Students watched the videos and answered a series of questions based on materiality and use, much like they would have done in a face-to-face visit to special collections. For the purposes of this class, we treated each visit to Special Collections like a “lab” day for a science class—it was the day to put into practice what they read about theoretically for Tuesday. Students engaged in a forum discussion in the course management system about the materials in the videos, and tied what they learned about marginalia back to earlier lessons. The videos have since become teaching tools that other instructors worldwide are using to point to examples of both studying/finding/making sense of marginalia in hand-press books, and of the process of discovery.

You had to create these suddenly at the onset of the pandemic and the closure of your university. Have you continued to use them in your courses?
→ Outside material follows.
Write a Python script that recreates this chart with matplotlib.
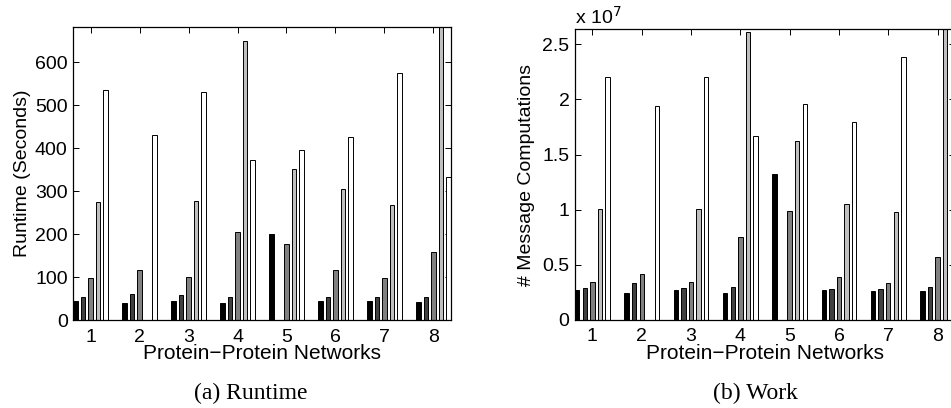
import matplotlib
matplotlib.use("Agg")
import matplotlib.pyplot as plt
import numpy as np

# runtime (seconds), 5 bars per network; None = not available
networks = ["1", "2", "3", "4", "5", "6", "7", "8"]
runtime = [
    [44, 40, 44, 40, 201, 46, 44, 43],
    [54, 62, 58, 55, None, 54, 55, 54],
    [98, 117, 100, 205, 177, 117, 98, 159],
    [275, None, 278, 649, 353, 305, 269, 683],
    [535, 432, 532, 372, 397, 427, 576, 334],
]
# message computations
work = [
    [0.272e7, 0.245e7, 0.272e7, 0.242e7, 1.326e7, 0.272e7, 0.263e7, 0.266e7],
    [0.287e7, 0.335e7, 0.290e7, 0.296e7, None, 0.281e7, 0.281e7, 0.296e7],
    [0.341e7, 0.417e7, 0.341e7, 0.749e7, 0.991e7, 0.387e7, 0.332e7, 0.568e7],
    [1.006e7, None, 1.006e7, 2.608e7, 1.620e7, 1.048e7, 0.976e7, 2.636e7],
    [2.200e7, 1.943e7, 2.200e7, 1.668e7, 1.955e7, 1.792e7, 2.387e7, 1.496e7],
]
bar_colors = ["#000000", "#404040", "#808080", "#bfbfbf", "#ffffff"]

plt.rcParams["font.family"] = ["Liberation Sans", "DejaVu Sans"]
plt.rcParams["font.size"] = 14

W, H = 951, 408
fig = plt.figure(figsize=(W / 100, H / 100), dpi=100)


def px_axes(x0, y0, x1, y1):
    return fig.add_axes([x0 / W, 1 - y1 / H, (x1 - x0) / W, (y1 - y0) / H])


def grouped_bars(ax, series, scale=1.0):
    x = np.arange(1, len(networks) + 1)
    n = len(series)
    step = 0.154
    width = 0.09
    for i, vals in enumerate(series):
        v = np.array([np.nan if a is None else a / scale for a in vals], dtype=float)
        ok = ~np.isnan(v)
        ax.bar(x[ok] + (i - (n - 1) / 2) * step, v[ok], width=width,
               color=bar_colors[i], edgecolor="black", linewidth=0.7, zorder=2)
    ax.set_xlim(1 - 2 * step - width / 2, len(networks) + 2 * step + width / 2)
    ax.set_xticks(x)
    ax.set_xticklabels(networks)
    ax.tick_params(direction="in", length=4, width=0.7, top=True, right=True,
                   labelsize=14)
    ax.tick_params(axis="x", pad=6)
    ax.tick_params(axis="y", pad=4)
    for s in ax.spines.values():
        s.set_linewidth(0.9)
    ax.set_xlabel("Protein\u2212Protein Networks", fontsize=15, labelpad=-1)


# (a) runtime
ax1 = px_axes(73.3, 26.7, 450.7, 320.3)
grouped_bars(ax1, runtime)
ax1.set_ylim(0, max(max(a for a in r if a is not None) for r in runtime))
ax1.set_yticks([0, 100, 200, 300, 400, 500, 600])
ax1.set_ylabel("Runtime (Seconds)", fontsize=14, labelpad=3)

# (b) work
ax2 = px_axes(575, 29.3, 955, 320)
grouped_bars(ax2, work, scale=1e7)
ax2.set_ylim(0, max(max(a for a in r if a is not None) for r in work) / 1e7)
ax2.set_yticks([0, 0.5, 1, 1.5, 2, 2.5])
ax2.set_yticklabels(["0", "0.5", "1", "1.5", "2", "2.5"])
ax2.set_ylabel("# Message Computations", fontsize=14, labelpad=5)
fig.text(575 / W, 1 - 24 / H, "x 10$^{7}$", fontsize=14, ha="left", va="baseline")

# captions
fig.text(251 / W, 1 - 399 / H, "(a) Runtime", family="Liberation Serif",
         fontsize=17, ha="center", va="baseline")
fig.text(755 / W, 1 - 399 / H, "(b) Work", family="Liberation Serif",
         fontsize=17, ha="center", va="baseline")

fig.savefig("out.png", dpi=100)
The course these videos were created for is only offered every couple of years, so we haven’t had immediate need for these specific videos for the purpose of teaching in the English Department quite yet. We certainly hope to build a course focused on material texts that is more permanent in the near future, especially one that is interdisciplinary and open to students across our campus learning system. One way we see these videos as being useful that we did not expect is as ways to help the students become more comfortable with handling and exploring older book objects. Our students are often very reticent, and watching Emily and Megan together handle the books, turn the pages, lean close to look at pencil marks, shows students that in order to do this work, we must handle the books to some degree. It demonstrates to students that books are a functional technology—they are made to be used, not just stared at from behind glass. We hope that these videos highlight the accessibility of the discovery process when studying rare books.

Do you have any advice to other teachers who might want to make teaching videos of their collections or who might be exploring using videos of other collections in their courses?

In the Before Times, this would be the point in the conversation where we’d be obliged to talk about “sustainability,” or ensuring that the instructional video or module or whatever has some sort of futurity built in: will this resource be broadly usable? what’s the educational return on the creators’ investment of labor? where will this resource live? can its size and file format weather server migrations and software obsolescence? etc. “Sustainability” entails the privilege of planning and selecting which resources to devote to which projects, a conversation we can’t have in 2020 and 2021 in the same way. “Sustainability,” to smaller institutions that are understaffed and underfunded, has long signaled “no.” We need to remember that higher ed is still in emergency online teaching mode: questions of futurity, professionalism, and branding for online instructional content cannot be our primary concerns while we balance health and survival, caring for others and ourselves, and teaching our students. We embraced the messy, just-in-time nature of our videos as part of our “pandemic pedagogy,” and would encourage other teachers to evaluate their own time and energy, confront their own lingering expectations of their “Before Times” pedagogies, and scale appropriately. For some, this might mean creating their own instructional videos like we did. Others might find our videos—or those already created by other teachers—useful for their own courses. And others still might opt for using digital surrogates for modeling how to interrogate printed objects’ materiality. The lesson we learned through the creation of these instructional videos is the importance of foregrounding student learning, which doesn’t have to be clean, polished, or professional to be effective.